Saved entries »
::::
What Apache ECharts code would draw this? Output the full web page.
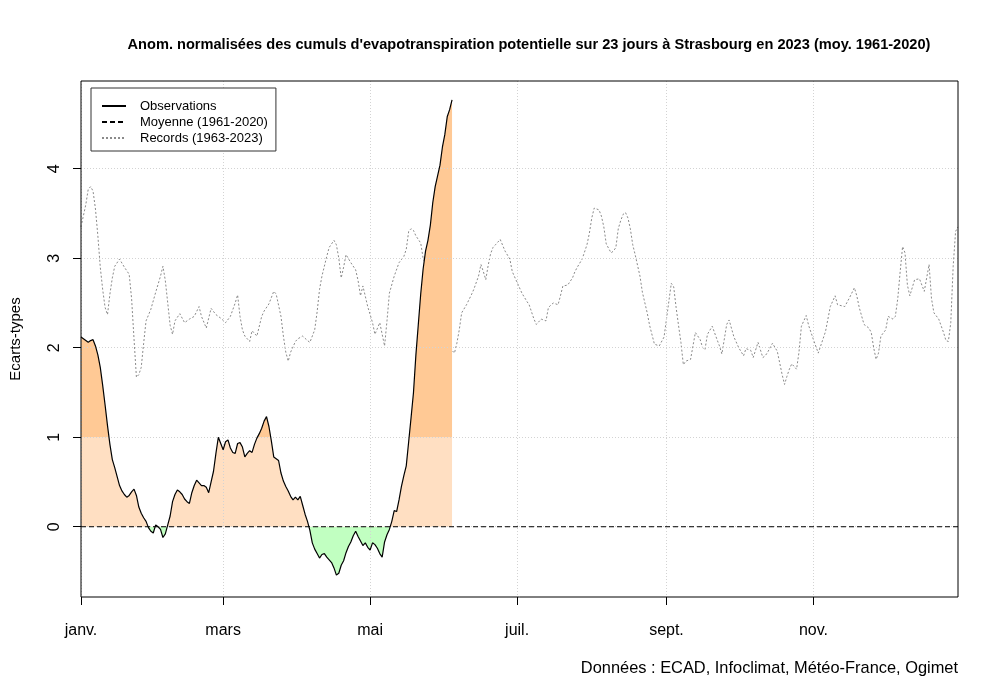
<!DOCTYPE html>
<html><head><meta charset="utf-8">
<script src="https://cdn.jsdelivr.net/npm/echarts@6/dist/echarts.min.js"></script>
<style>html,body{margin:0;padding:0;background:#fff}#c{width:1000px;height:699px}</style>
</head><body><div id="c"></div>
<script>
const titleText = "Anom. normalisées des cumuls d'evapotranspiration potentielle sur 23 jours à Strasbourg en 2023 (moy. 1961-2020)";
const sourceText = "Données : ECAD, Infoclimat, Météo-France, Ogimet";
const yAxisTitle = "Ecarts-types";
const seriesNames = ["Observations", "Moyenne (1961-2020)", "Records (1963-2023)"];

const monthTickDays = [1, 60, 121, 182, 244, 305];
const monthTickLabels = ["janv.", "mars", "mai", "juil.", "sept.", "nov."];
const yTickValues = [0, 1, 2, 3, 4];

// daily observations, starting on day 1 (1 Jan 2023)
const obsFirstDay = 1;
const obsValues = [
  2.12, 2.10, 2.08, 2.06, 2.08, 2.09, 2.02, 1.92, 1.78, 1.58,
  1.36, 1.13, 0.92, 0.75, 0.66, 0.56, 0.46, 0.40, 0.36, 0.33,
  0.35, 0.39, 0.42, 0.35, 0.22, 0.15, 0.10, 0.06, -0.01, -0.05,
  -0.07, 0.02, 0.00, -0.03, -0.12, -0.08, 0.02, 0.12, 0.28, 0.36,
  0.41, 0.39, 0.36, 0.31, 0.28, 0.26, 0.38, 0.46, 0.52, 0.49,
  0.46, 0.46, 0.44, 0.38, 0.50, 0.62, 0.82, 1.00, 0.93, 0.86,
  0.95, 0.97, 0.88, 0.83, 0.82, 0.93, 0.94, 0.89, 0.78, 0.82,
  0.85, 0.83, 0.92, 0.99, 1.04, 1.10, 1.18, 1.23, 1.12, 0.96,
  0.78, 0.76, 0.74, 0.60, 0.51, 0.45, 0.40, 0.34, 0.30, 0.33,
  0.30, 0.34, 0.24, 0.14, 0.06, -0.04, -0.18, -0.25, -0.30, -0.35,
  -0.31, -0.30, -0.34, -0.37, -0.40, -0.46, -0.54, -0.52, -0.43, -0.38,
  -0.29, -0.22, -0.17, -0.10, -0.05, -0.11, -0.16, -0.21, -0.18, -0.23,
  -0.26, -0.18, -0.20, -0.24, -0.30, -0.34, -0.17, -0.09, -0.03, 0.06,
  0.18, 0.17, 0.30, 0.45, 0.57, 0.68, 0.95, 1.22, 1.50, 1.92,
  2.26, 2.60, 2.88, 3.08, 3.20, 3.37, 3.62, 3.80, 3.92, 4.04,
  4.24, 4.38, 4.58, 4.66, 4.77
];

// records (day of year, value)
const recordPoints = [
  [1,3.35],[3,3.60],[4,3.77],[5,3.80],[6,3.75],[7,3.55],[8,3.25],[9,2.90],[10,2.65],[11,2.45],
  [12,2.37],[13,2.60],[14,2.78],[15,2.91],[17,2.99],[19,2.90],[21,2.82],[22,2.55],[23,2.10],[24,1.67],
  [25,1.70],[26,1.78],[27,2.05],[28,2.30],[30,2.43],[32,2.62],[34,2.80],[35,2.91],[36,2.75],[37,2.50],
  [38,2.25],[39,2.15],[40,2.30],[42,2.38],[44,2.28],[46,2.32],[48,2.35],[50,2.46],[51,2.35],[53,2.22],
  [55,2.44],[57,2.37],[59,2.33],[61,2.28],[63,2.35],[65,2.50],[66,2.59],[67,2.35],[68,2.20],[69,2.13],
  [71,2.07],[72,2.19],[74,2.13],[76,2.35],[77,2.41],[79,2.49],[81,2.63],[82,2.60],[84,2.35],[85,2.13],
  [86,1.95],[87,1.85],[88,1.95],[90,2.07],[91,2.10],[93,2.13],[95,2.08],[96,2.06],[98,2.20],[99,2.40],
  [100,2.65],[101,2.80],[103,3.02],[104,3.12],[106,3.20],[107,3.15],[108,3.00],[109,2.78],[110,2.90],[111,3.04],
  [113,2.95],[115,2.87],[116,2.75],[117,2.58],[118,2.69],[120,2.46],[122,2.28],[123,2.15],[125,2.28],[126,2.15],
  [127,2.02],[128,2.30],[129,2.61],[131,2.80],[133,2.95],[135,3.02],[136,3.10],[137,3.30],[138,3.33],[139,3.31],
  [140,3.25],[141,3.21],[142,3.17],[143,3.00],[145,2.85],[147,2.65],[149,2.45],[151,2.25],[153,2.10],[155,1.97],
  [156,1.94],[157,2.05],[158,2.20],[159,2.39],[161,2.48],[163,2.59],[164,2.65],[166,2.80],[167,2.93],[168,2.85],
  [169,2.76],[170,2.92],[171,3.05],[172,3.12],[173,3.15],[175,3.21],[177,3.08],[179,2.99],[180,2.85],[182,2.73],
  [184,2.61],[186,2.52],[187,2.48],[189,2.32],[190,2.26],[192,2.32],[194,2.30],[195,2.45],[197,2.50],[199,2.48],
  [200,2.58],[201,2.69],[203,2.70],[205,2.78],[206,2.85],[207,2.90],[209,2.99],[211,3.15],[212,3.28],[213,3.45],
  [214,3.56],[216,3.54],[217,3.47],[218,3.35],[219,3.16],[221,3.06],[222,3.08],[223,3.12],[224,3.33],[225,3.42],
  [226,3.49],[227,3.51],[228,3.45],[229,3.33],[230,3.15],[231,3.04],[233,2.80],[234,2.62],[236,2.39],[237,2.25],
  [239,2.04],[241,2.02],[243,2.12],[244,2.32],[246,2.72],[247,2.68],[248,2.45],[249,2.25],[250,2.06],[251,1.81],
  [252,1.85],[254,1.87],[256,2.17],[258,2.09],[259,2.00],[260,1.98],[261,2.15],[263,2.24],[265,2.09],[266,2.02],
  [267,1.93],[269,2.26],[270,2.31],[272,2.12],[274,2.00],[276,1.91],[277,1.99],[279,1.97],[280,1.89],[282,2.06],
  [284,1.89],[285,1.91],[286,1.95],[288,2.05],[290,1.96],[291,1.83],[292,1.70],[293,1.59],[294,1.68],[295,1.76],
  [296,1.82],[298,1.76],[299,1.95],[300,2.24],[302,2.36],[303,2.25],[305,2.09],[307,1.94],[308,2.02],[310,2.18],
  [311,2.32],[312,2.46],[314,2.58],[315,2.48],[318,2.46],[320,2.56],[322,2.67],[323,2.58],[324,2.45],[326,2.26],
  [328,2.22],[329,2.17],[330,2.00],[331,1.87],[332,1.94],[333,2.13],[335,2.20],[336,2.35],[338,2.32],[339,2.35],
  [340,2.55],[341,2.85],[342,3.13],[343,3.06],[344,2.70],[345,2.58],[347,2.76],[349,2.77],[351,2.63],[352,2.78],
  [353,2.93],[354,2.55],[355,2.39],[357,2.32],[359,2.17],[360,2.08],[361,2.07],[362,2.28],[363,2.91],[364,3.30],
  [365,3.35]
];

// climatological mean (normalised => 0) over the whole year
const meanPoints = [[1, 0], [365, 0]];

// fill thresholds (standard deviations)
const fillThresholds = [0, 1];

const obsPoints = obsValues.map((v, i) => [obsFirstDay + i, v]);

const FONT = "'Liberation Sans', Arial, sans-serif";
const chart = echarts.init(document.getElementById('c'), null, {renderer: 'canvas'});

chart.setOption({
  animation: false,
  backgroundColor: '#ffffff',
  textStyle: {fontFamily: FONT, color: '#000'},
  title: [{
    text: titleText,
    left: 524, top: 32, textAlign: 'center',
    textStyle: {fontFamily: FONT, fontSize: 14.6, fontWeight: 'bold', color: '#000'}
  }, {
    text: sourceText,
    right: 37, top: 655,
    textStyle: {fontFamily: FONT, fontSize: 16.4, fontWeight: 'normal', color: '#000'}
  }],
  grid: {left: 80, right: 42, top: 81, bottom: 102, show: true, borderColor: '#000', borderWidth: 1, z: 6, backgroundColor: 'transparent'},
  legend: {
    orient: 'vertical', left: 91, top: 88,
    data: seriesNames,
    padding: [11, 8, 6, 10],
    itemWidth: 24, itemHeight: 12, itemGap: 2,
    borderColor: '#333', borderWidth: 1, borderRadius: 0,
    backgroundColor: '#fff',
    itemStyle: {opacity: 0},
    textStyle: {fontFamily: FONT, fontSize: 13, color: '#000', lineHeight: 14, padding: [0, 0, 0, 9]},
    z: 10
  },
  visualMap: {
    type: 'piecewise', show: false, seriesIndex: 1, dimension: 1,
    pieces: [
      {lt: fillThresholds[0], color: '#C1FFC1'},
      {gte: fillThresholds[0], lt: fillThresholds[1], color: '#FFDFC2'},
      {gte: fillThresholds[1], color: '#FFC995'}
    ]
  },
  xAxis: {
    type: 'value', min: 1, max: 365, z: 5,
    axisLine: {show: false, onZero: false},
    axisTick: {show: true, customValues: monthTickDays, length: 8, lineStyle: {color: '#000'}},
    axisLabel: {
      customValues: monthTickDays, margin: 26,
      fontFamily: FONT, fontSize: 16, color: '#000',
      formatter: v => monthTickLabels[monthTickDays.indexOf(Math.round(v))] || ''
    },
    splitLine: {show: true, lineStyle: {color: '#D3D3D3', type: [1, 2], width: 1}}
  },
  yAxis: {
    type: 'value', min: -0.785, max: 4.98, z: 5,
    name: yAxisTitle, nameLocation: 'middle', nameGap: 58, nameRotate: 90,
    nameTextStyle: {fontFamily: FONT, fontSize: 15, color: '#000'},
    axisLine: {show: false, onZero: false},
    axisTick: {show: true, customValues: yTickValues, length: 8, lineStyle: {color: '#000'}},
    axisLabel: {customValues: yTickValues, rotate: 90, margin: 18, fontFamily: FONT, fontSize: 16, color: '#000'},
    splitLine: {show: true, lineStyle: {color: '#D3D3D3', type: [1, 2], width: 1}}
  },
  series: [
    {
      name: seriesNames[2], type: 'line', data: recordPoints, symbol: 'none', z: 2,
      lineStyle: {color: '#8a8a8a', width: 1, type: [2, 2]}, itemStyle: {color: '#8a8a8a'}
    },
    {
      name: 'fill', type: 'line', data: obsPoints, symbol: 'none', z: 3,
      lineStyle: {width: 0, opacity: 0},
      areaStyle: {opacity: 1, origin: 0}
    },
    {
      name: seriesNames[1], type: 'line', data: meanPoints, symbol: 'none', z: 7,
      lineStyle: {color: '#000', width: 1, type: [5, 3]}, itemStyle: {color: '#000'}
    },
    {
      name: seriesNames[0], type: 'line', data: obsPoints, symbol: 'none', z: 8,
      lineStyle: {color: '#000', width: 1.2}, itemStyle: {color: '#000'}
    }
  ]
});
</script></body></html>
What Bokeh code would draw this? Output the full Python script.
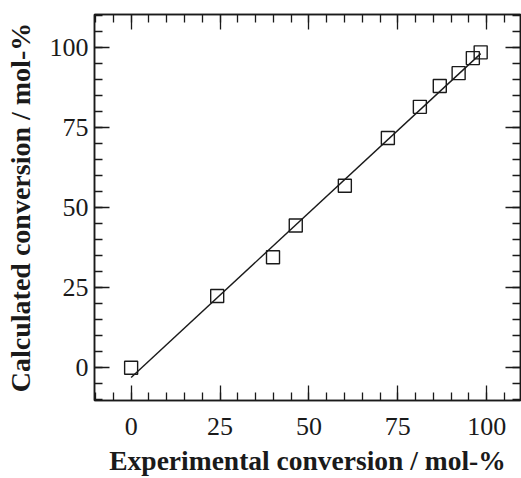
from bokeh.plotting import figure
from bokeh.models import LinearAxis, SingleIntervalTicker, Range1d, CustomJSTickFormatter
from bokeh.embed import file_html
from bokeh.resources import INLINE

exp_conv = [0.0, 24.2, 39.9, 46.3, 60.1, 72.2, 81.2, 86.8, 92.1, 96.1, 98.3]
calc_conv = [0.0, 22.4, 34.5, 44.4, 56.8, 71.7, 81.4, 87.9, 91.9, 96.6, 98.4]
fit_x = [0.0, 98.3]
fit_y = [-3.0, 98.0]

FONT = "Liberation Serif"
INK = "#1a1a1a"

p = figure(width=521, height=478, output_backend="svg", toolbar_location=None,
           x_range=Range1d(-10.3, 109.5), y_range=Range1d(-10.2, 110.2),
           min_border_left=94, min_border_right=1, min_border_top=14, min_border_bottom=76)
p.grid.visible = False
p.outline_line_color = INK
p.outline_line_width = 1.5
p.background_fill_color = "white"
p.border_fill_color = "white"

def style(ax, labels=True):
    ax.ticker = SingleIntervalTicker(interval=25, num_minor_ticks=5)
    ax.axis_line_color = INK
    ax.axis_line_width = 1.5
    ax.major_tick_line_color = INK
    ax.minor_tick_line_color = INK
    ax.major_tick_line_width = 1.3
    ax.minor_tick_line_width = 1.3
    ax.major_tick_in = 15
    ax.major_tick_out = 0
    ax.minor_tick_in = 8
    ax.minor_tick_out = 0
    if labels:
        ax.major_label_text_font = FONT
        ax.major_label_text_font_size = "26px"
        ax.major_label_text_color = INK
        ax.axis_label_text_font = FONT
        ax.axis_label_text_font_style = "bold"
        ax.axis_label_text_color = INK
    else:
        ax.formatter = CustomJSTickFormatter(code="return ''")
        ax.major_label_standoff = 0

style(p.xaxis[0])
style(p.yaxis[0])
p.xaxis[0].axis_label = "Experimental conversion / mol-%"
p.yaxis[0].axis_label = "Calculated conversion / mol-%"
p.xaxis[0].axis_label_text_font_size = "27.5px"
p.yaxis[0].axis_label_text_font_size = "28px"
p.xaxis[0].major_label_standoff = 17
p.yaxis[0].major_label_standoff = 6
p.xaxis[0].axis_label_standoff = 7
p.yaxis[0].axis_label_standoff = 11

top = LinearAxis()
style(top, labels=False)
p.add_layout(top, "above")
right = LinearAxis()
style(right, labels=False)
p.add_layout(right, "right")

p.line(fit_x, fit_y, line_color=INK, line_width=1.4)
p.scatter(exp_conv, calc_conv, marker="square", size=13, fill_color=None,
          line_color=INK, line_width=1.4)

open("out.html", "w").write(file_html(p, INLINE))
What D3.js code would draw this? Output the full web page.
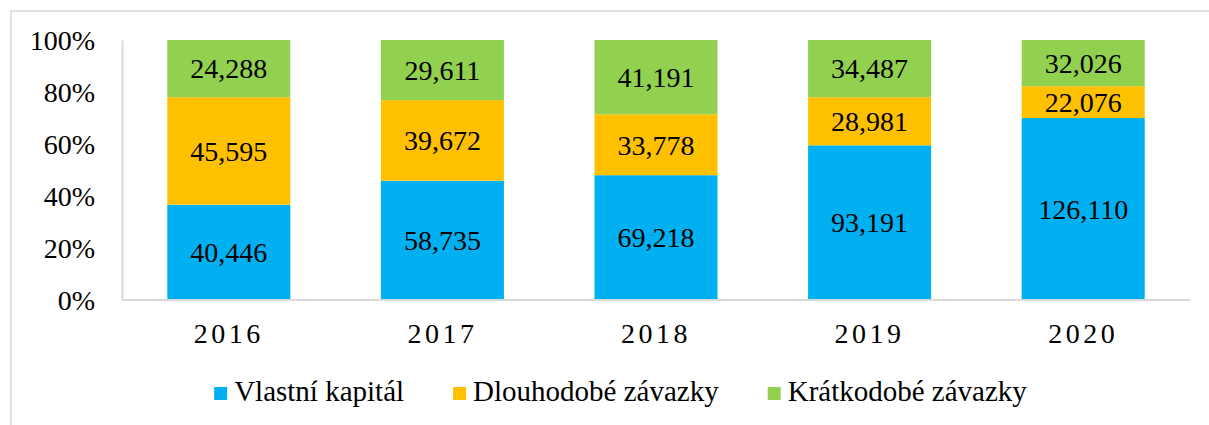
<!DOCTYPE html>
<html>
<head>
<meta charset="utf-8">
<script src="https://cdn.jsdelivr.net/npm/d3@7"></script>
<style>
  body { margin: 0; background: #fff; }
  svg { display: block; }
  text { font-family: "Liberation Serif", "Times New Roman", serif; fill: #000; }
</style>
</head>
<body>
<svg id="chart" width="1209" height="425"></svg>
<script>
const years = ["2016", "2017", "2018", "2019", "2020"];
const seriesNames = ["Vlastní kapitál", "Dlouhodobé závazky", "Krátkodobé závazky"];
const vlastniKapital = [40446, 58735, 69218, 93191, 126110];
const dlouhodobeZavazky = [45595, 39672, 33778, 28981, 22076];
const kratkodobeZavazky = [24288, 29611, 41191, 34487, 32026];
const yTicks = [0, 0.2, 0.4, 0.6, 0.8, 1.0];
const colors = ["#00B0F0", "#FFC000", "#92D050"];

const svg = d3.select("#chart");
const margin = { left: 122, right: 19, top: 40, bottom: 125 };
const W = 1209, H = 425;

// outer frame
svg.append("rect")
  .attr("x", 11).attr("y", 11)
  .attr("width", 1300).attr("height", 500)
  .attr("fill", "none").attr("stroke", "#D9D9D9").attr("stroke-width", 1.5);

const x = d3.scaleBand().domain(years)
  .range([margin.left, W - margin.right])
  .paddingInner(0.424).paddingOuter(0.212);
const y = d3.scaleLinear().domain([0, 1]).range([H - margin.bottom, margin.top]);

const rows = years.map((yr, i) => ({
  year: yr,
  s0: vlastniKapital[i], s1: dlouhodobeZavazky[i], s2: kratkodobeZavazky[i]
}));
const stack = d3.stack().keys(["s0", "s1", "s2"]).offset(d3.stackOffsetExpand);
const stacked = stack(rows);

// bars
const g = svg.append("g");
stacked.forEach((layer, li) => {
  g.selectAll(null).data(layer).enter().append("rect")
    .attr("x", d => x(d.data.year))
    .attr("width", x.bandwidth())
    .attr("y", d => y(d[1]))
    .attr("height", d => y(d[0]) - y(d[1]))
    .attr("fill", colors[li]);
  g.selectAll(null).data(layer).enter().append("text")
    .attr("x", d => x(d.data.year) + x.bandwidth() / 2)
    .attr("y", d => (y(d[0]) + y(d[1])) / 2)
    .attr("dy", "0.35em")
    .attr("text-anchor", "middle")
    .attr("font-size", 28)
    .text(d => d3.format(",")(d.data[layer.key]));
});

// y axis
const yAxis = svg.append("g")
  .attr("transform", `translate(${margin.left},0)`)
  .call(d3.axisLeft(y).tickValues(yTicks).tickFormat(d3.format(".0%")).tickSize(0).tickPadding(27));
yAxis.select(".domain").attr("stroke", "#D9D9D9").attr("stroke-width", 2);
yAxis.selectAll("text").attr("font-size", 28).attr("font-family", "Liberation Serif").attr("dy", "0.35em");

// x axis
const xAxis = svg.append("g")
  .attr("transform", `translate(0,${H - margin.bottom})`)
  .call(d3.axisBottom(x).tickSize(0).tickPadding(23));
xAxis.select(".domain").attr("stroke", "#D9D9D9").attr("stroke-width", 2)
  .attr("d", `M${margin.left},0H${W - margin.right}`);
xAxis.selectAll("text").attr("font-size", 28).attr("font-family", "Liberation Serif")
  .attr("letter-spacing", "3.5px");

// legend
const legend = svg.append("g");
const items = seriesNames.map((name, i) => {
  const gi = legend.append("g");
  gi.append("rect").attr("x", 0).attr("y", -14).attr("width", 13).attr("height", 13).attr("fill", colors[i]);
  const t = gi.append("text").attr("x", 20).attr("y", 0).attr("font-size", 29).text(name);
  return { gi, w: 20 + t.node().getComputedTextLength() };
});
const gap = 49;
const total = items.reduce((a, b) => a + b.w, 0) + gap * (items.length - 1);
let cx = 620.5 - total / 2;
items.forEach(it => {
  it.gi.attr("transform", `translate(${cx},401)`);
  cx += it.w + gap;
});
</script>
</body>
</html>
::::
Report the number of lines above that contain the word "What", and only that number.

Result » 3